Sarah Morgan

Healthcare Geek.
Professional Communicator.

Taste the Rainbow

So today Twitter is in an uproar because the www.skittles.com website has been redesigned.

Without getting too technical (mainly because I’d probably explain it incorrectly anyway) – it isn’t a standard website anymore. It’s a small but multi-functional pop-up widget laid over a variety of different social media conversations about Skittles on different sites (Twitter, Youtube, etc.)Ad Age has a great article about it.

It’s utter genius. What better way to get word of mouth than to show it? Peer pressure makes the world go round. You see what everyone else is saying about Skittles – makes you start thinking about the brand more, doesn’t it? It might even make you start wanting to talk about it yourself.

@lahne asked me if this would really increase sales. And that’s the age-old PR question. No, it doesn’t increase immediate sales the way a point-of-purchase display or a free sample does. But it makes the brand top-of-mind. How many of us have thought more about Skittles today than we have in years? And that is going to translate into long-term sales.

As the CMO of Y&R said about a similar site design – it’s brilliant. “Not brilliant because it’s based on an amazing piece of technology, design, etc. Brilliant because they had the balls to do it.” And that much ballsier for a consumer product to do it.

Skittles gets that we don’t want branded brochureware anymore. It’s not how we think. Here it is in a nutshell: We don’t care what YOU say about your brand. We care what WE say about it.

Comments

Sarah Morgan

@JeffDM – Vapid, probably, but considering we’re talking about candy marketing, I never expected Shakespeare.

@Laura – I agree that it’s a gimmick, but I love that it’s a gimmick that they had to implement.

I hardly think asking my birthday is “fear-based and controlling” though. I imagine it’s just CYA because they can’t control the PG-ness of the social media content.

As for connecting with their demo, teens aren’t the main Twitter audience, but this doesn’t just port you to Twitter. It’s a variety of the main social sites – Wikipedia, Youtube – and teens are there in force.

You are right about one thing, though – as far as brand engagement goes. Skittles isn’t really conversing with this. However. They’re making it dead clear that they’re listening, and that’s the first step.

@Erin You raise an interesting point – I wonder whether they’re using any standard advertising or promotions tell people about this, or whether they’re relying strictly on the online conversation.

JeffDM

It all sounds pretty vapid to me. Another step towards idiocracy, no thanks.

Laura Bergells

It’s a gimmick. They gained 15 minutes of social media + main stream media publicity from this stunt.

Forcing people to give up personal information before they can view your content? That’s not social. That’s fear-based and controlling.

Stating that you’re doing it to better connect with your core demographic of teenagers? That also rings false: teenagers aren’t on Twitter.

Most of all: there is no brand engagement.

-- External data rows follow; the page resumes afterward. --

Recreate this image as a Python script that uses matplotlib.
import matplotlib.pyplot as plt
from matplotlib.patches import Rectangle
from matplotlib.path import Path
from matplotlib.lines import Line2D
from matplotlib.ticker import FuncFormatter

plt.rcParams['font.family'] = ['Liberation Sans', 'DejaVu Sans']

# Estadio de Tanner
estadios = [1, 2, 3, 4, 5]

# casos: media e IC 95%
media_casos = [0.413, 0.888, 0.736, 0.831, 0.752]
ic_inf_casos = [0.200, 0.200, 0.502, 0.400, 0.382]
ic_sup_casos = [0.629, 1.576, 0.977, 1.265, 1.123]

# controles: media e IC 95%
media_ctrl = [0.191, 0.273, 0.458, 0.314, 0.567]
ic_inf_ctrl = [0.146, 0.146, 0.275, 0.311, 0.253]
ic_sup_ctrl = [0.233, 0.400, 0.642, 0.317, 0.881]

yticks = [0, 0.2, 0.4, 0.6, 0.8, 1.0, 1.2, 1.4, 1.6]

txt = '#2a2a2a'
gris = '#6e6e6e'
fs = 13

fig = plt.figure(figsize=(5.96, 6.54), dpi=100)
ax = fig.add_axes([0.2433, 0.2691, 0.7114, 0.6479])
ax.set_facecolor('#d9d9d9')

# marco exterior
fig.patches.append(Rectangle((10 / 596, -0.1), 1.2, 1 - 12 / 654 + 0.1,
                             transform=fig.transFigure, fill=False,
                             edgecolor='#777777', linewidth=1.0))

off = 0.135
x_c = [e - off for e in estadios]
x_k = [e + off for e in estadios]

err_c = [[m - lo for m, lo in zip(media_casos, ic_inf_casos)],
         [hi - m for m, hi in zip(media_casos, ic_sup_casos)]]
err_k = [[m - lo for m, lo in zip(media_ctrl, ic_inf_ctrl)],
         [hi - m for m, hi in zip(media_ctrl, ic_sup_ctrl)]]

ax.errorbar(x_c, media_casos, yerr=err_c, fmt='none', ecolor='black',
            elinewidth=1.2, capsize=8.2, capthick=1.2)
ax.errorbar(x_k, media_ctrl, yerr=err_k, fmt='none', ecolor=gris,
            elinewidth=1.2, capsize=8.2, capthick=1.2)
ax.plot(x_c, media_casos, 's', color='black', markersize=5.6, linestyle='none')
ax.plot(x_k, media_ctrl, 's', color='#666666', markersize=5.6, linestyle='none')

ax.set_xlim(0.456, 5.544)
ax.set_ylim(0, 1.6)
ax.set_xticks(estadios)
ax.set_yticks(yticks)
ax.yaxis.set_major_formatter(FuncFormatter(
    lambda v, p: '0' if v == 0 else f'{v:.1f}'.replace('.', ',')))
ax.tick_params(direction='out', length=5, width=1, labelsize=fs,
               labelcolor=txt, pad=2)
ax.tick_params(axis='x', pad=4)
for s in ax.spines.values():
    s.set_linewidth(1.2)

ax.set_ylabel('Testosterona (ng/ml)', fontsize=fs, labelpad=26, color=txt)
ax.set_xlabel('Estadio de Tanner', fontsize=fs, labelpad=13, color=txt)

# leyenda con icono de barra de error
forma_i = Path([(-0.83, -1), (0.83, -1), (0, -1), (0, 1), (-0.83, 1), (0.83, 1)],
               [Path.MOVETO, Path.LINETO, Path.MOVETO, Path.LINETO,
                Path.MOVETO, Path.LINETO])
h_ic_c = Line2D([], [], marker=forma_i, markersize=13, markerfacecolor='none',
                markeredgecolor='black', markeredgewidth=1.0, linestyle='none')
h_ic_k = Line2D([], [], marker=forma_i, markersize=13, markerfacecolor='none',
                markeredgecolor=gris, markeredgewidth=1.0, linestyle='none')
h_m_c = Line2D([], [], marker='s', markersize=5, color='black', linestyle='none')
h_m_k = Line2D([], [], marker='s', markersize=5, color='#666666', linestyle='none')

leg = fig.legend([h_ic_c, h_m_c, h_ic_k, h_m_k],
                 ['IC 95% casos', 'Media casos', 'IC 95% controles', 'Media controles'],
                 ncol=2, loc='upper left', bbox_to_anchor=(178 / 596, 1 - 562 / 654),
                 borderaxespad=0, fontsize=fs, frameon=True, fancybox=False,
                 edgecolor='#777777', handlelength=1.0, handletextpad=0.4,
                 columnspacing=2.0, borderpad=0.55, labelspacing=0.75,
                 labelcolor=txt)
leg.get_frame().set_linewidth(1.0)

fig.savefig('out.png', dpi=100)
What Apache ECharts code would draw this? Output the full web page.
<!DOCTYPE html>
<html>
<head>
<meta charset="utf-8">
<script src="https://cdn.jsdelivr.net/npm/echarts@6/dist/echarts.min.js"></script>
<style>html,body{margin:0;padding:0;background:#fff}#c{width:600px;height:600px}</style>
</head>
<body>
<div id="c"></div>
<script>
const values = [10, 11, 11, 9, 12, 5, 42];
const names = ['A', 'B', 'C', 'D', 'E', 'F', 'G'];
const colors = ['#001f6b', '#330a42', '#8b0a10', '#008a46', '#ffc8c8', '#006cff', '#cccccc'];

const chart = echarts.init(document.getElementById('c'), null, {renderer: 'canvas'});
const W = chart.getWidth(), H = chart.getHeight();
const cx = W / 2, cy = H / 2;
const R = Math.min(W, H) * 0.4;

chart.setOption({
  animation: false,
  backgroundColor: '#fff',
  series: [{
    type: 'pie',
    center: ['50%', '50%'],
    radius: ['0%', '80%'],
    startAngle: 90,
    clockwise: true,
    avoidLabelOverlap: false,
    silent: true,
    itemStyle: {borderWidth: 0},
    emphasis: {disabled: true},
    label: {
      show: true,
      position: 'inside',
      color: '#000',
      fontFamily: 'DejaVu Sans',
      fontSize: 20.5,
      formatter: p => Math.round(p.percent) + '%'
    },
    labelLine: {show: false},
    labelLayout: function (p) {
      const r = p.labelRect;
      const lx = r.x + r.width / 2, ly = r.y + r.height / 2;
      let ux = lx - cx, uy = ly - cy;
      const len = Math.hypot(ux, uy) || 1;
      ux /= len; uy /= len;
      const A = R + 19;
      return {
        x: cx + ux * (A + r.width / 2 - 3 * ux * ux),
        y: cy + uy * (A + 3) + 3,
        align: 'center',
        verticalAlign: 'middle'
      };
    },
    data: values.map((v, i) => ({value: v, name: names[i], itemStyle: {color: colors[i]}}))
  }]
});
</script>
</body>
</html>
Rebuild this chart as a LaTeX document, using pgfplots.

This kind of stuntsmanship is how traditional, centralized, controlling, old-world advertising conceives social media — “let’s grab a buzzword and roll with it. We’ll get kudos for acting like mavericks, while not truly doing anything risky. Instead of interacting with our real audience of teenagers, we’ll pretend to interact with their parents, and we’ll get media attention and buzz!”

Their 15 minutes should be up pretty soon, don’t you think?

Erin

It is kind of genius.

Especially launching this week. It’s enough time that it will get picked up by moms and grandmas before Easter basket buying begins.

It should translate to great sales. Especially if they couple it with some product placements in Target, etc.